** Written problem **
Would you copy the records below, exactly and only from their first line through the line containing "minimum width=371, minimum", without any pictures?

(A run of records)
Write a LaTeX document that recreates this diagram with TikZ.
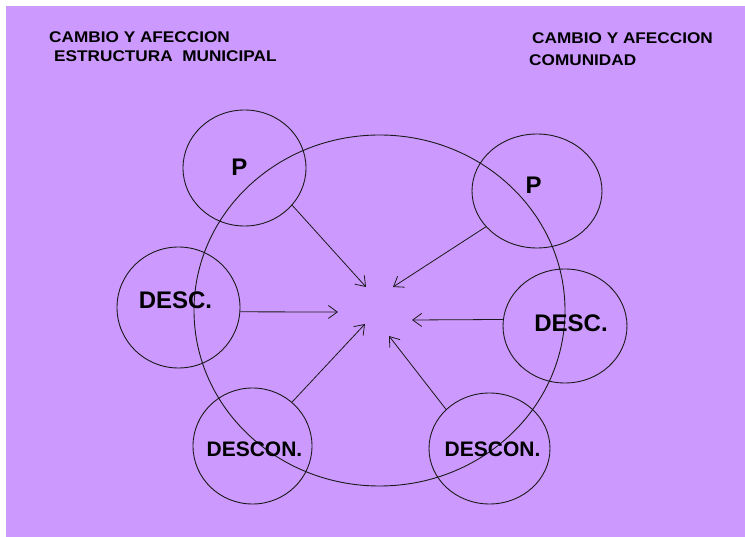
\documentclass[tikz,border=0pt]{standalone}
\usepackage{fontspec}
\setmainfont{Liberation Sans}
\usetikzlibrary{arrows.meta,shapes.geometric}
\definecolor{lilac}{HTML}{CC99FF}
\definecolor{inkline}{HTML}{1A1A1A}

\begin{document}
\begin{tikzpicture}[
  x=1pt, y=-1pt,
  ring/.style={ellipse, draw=inkline, line width=0.9pt, inner sep=0pt},
  tag/.style={font=\fontsize{24}{28}\selectfont\bfseries, inner sep=0pt},
  tagsmall/.style={font=\fontsize{21}{25}\selectfont\bfseries, inner sep=0pt},
  headline/.style={font=\fontsize{15.5}{18}\selectfont\bfseries, inner sep=0pt,
    anchor=base west, xscale=1.11, transform shape},
  pull/.style={inkline, line width=0.8pt, -{Straight Barb[length=9pt, width=13pt]}},
]
\useasboundingbox (0,0) rectangle (745,537);

% Background panel
\fill[lilac] (6,6) rectangle (745,537);

% Headings — one line per node
\node[headline] (hl1) at (49,43) {CAMBIO Y AFECCION};
\node[headline] (hl2) at (54,61.7) {ESTRUCTURA\ \ MUNICIPAL};
\node[headline] (hr1) at (532,43.3) {CAMBIO Y AFECCION};
\node[headline] (hr2) at (529,66) {COMUNIDAD};

% Large central ellipse
\node[ring, minimum width=371, minimum height=351] (big) at (379.5,310.5) {};

% Small ellipses round it
\node[ring, minimum width=123, minimum height=116] (pl) at (244.5,168) {};
\node[ring, minimum width=130, minimum height=114] (pr) at (537,191) {};
\node[ring, minimum width=123, minimum height=121] (dl) at (178.5,307.5) {};
\node[ring, minimum width=124, minimum height=114] (dr) at (565,326) {};
\node[ring, minimum width=119, minimum height=116] (cl) at (252.5,446) {};
\node[ring, minimum width=121, minimum height=111] (cr) at (489.5,448.5) {};

% Their labels
\node[tag] (plt) at (239.5,167.5) {P};
\node[tag] (prt) at (533.5,185.5) {P};
\node[tag] (dlt) at (175.5,300.5) {DESC.};
\node[tag] (drt) at (571,323) {DESC.};
\node[tagsmall] (clt) at (254.5,449.5) {DESCON.};
\node[tagsmall] (crt) at (492.5,449.5) {DESCON.};

% Arrow tips near the centre
\coordinate (t1) at (366,287);
\coordinate (t2) at (393,287);
\coordinate (t3) at (338,312);
\coordinate (t4) at (412,320);
\coordinate (t5) at (365,324);
\coordinate (t6) at (389,336);

% Arrows pointing inwards
\draw[pull] (pl.-38) -- (t1);
\draw[pull] (pr.-145) -- (t2);
\draw[pull] (dl.-4) -- (t3);
\draw[pull] (dr.174.5) -- (t4);
\draw[pull] (cl.48.8) -- (t5);
\draw[pull] (cr.138.5) -- (t6);

\end{tikzpicture}
\end{document}
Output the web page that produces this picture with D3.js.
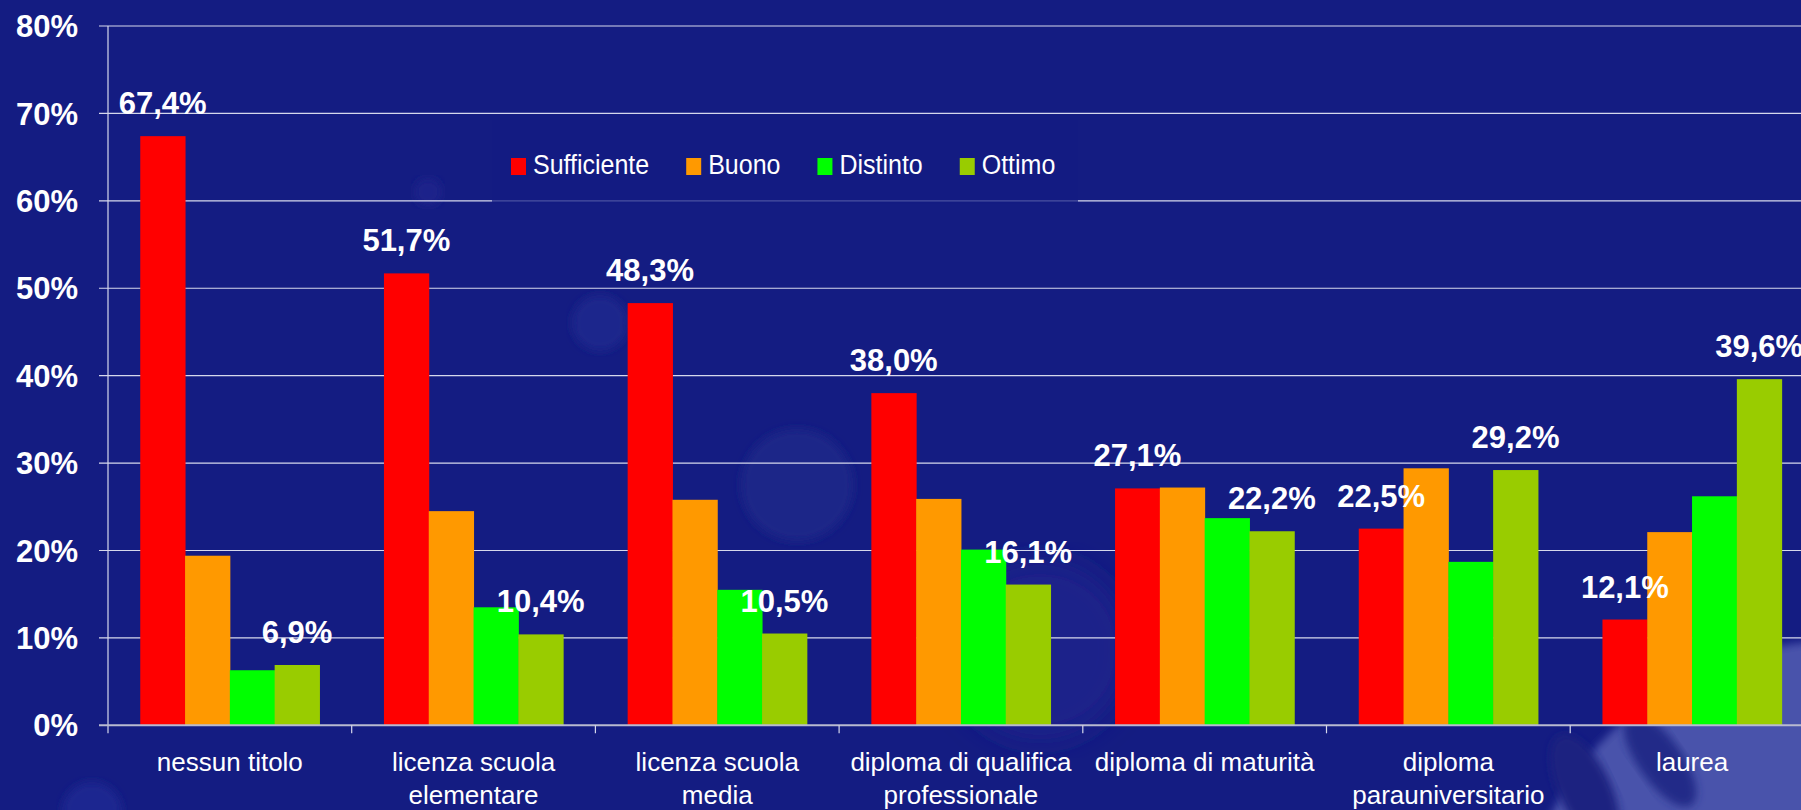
<!DOCTYPE html>
<html>
<head>
<meta charset="utf-8">
<script src="https://cdn.jsdelivr.net/npm/d3@7"></script>
<style>
  html, body { margin: 0; padding: 0; background: #141c82; overflow: hidden; }
  text { font-family: "Liberation Sans", Arial, sans-serif; fill: #fff; }
</style>
</head>
<body>
<div id="chart"></div>
<script>
// data (percent values)
var categories = ["nessun titolo", "licenza scuola\nelementare", "licenza scuola\nmedia",
  "diploma di qualifica\nprofessionale", "diploma di maturità", "diploma\nparauniversitario", "laurea"];
var seriesNames = ["Sufficiente", "Buono", "Distinto", "Ottimo"];
var sufficiente = [67.4, 51.7, 48.3, 38.0, 27.1, 22.5, 12.1];
var buono       = [19.4, 24.5, 25.8, 25.9, 27.2, 29.4, 22.1];
var distinto    = [6.3, 13.5, 15.5, 20.1, 23.7, 18.7, 26.2];
var ottimo      = [6.9, 10.4, 10.5, 16.1, 22.2, 29.2, 39.6];
var yTicks = [0, 10, 20, 30, 40, 50, 60, 70, 80];
var labelledSeries = ["Sufficiente", "Ottimo"];

var colors = ["#ff0000", "#ff9900", "#00ff00", "#99cc00"];
var allSeries = [sufficiente, buono, distinto, ottimo];

var W = 1801, H = 810;
var plotLeft = 108, plotTop = 26, plotBottom = 725.3, step = 243.7;

var it = d3.formatLocale({decimal: ",", thousands: ".", grouping: [3], currency: ["", "€"]});
var fmt = it.format(".1f");

var svg = d3.select("#chart").append("svg")
  .attr("width", W).attr("height", H);

// background
svg.append("rect").attr("width", W).attr("height", H).attr("fill", "#141c82");
var defs = svg.append("defs");
defs.append("filter").attr("id", "soft").append("feGaussianBlur").attr("stdDeviation", 4);
defs.append("filter").attr("id", "softer").append("feGaussianBlur").attr("stdDeviation", 14);

var deco = svg.append("g");
deco.append("circle").attr("cx", 600).attr("cy", 323).attr("r", 28).attr("fill", "#1f278c").attr("filter", "url(#soft)");
deco.append("circle").attr("cx", 428).attr("cy", 192).attr("r", 14).attr("fill", "#1c248a").attr("filter", "url(#soft)");
deco.append("circle").attr("cx", 797).attr("cy", 485).attr("r", 56).attr("fill", "#1d2588").attr("filter", "url(#soft)");
deco.append("circle").attr("cx", 1040).attr("cy", 650).attr("r", 90).attr("fill", "#1b238a").attr("filter", "url(#softer)");
deco.append("circle").attr("cx", 92).attr("cy", 812).attr("r", 30).attr("fill", "#1f2790").attr("filter", "url(#soft)");
deco.append("ellipse").attr("cx", 1845).attr("cy", 930).attr("rx", 320).attr("ry", 290)
  .attr("fill", "#4a52ab").attr("filter", "url(#soft)");
deco.append("ellipse").attr("cx", 1585).attr("cy", 790).attr("rx", 26).attr("ry", 60)
  .attr("transform", "rotate(-25,1585,790)").attr("fill", "#1c2380").attr("filter", "url(#soft)");
deco.append("ellipse").attr("cx", 1660).attr("cy", 760).attr("rx", 22).attr("ry", 55)
  .attr("transform", "rotate(-35,1660,760)").attr("fill", "#242b88").attr("filter", "url(#soft)");

// scales
var x0 = d3.scaleBand().domain(categories).range([plotLeft, plotLeft + step * categories.length]).padding(0);
var x1 = d3.scaleBand().domain(seriesNames).range([0, x0.bandwidth()]).paddingInner(0).paddingOuter(0.72);
var y = d3.scaleLinear().domain([0, 80]).range([plotBottom, plotTop]);

// gridlines
svg.append("g").selectAll("line").data(yTicks.filter(function(d) { return d > 0; })).enter()
  .append("line")
  .attr("x1", plotLeft - 9).attr("x2", W)
  .attr("y1", function(d) { return y(d); }).attr("y2", function(d) { return y(d); })
  .attr("stroke", "#d6d8ec").attr("stroke-width", 1.2);

// y axis labels
svg.append("g").selectAll("text").data(yTicks).enter()
  .append("text")
  .attr("x", 78).attr("y", function(d) { return y(d); })
  .attr("dy", "0.36em")
  .attr("text-anchor", "end")
  .style("font-size", "31px").style("font-weight", "bold")
  .text(function(d) { return d + "%"; });

// bars
var groups = svg.append("g").selectAll("g").data(categories).enter()
  .append("g")
  .attr("transform", function(d) { return "translate(" + x0(d) + ",0)"; });

groups.selectAll("rect")
  .data(function(c, ci) { return seriesNames.map(function(s, si) { return {s: s, si: si, v: allSeries[si][ci]}; }); })
  .enter().append("rect")
  .attr("x", function(d) { return x1(d.s); })
  .attr("width", x1.bandwidth() + 0.5)
  .attr("y", function(d) { return y(d.v); })
  .attr("height", function(d) { return y(0) - y(d.v); })
  .attr("fill", function(d) { return colors[d.si]; });

// value labels
groups.selectAll("text.val")
  .data(function(c, ci) {
    return seriesNames.filter(function(s) { return labelledSeries.indexOf(s) >= 0; })
      .map(function(s) { var si = seriesNames.indexOf(s); return {s: s, v: allSeries[si][ci]}; });
  })
  .enter().append("text")
  .attr("class", "val")
  .attr("x", function(d) { return x1(d.s) + x1.bandwidth() / 2; })
  .attr("y", function(d) { return y(d.v) - 22; })
  .attr("text-anchor", "middle")
  .style("font-size", "31px").style("font-weight", "bold")
  .text(function(d) { return fmt(d.v) + "%"; });

// axes lines
svg.append("line").attr("x1", plotLeft).attr("x2", plotLeft).attr("y1", plotTop).attr("y2", plotBottom + 8)
  .attr("stroke", "#d6d8ec").attr("stroke-width", 1.2);
svg.append("line").attr("x1", plotLeft - 9).attr("x2", W).attr("y1", plotBottom).attr("y2", plotBottom)
  .attr("stroke", "#b8bad0").attr("stroke-width", 2);
svg.append("g").selectAll("line").data(categories.slice(1)).enter()
  .append("line")
  .attr("x1", function(d) { return x0(d); }).attr("x2", function(d) { return x0(d); })
  .attr("y1", plotBottom).attr("y2", plotBottom + 8)
  .attr("stroke", "#d6d8ec").attr("stroke-width", 1.2);

// category labels
var catLabels = svg.append("g").selectAll("text").data(categories).enter()
  .append("text")
  .attr("text-anchor", "middle")
  .style("font-size", "26px");
catLabels.each(function(d) {
  var t = d3.select(this);
  d.split("\n").forEach(function(line, i) {
    t.append("tspan")
      .attr("x", x0(d) + x0.bandwidth() / 2)
      .attr("y", 771 + i * 33)
      .text(line);
  });
});

// legend
var legend = svg.append("g");
legend.append("rect").attr("x", 492).attr("y", 120).attr("width", 586).attr("height", 84)
  .attr("fill", "#141c82").attr("fill-opacity", 0.72);
var lx = 511;
seriesNames.forEach(function(s, i) {
  legend.append("rect").attr("x", lx).attr("y", 158).attr("width", 15).attr("height", 17)
    .attr("fill", colors[i]);
  var t = legend.append("text")
    .attr("transform", "translate(" + (lx + 22) + ",174) scale(1,1.08)")
    .style("font-size", "25px")
    .text(s);
  lx += 22 + t.node().getComputedTextLength() + 37;
});
</script>
</body>
</html>
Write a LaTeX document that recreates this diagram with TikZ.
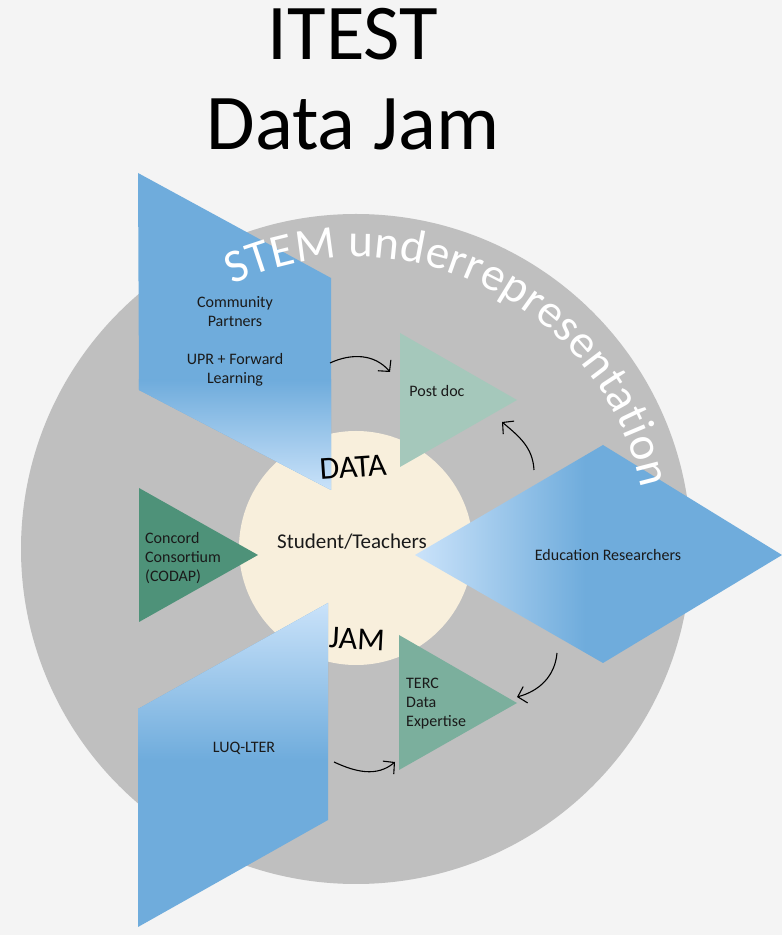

** Result of the task **
Write a LaTeX document that recreates this diagram with TikZ.
\documentclass[tikz,border=0pt]{standalone}
\usepackage{fontspec}
\setmainfont{Liberation Sans}
\usetikzlibrary{arrows.meta,shapes.geometric}
\definecolor{lilac}{HTML}{CC99FF}
\definecolor{inkline}{HTML}{1A1A1A}

\begin{document}
\begin{tikzpicture}[
  x=1pt, y=-1pt,
  ring/.style={ellipse, draw=inkline, line width=0.9pt, inner sep=0pt},
  tag/.style={font=\fontsize{24}{28}\selectfont\bfseries, inner sep=0pt},
  tagsmall/.style={font=\fontsize{21}{25}\selectfont\bfseries, inner sep=0pt},
  headline/.style={font=\fontsize{15.5}{18}\selectfont\bfseries, inner sep=0pt,
    anchor=base west, xscale=1.11, transform shape},
  pull/.style={inkline, line width=0.8pt, -{Straight Barb[length=9pt, width=13pt]}},
]
\useasboundingbox (0,0) rectangle (745,537);

% Background panel
\fill[lilac] (6,6) rectangle (745,537);

% Headings — one line per node
\node[headline] (hl1) at (49,43) {CAMBIO Y AFECCION};
\node[headline] (hl2) at (54,61.7) {ESTRUCTURA\ \ MUNICIPAL};
\node[headline] (hr1) at (532,43.3) {CAMBIO Y AFECCION};
\node[headline] (hr2) at (529,66) {COMUNIDAD};

% Large central ellipse
\node[ring, minimum width=371, minimum height=351] (big) at (379.5,310.5) {};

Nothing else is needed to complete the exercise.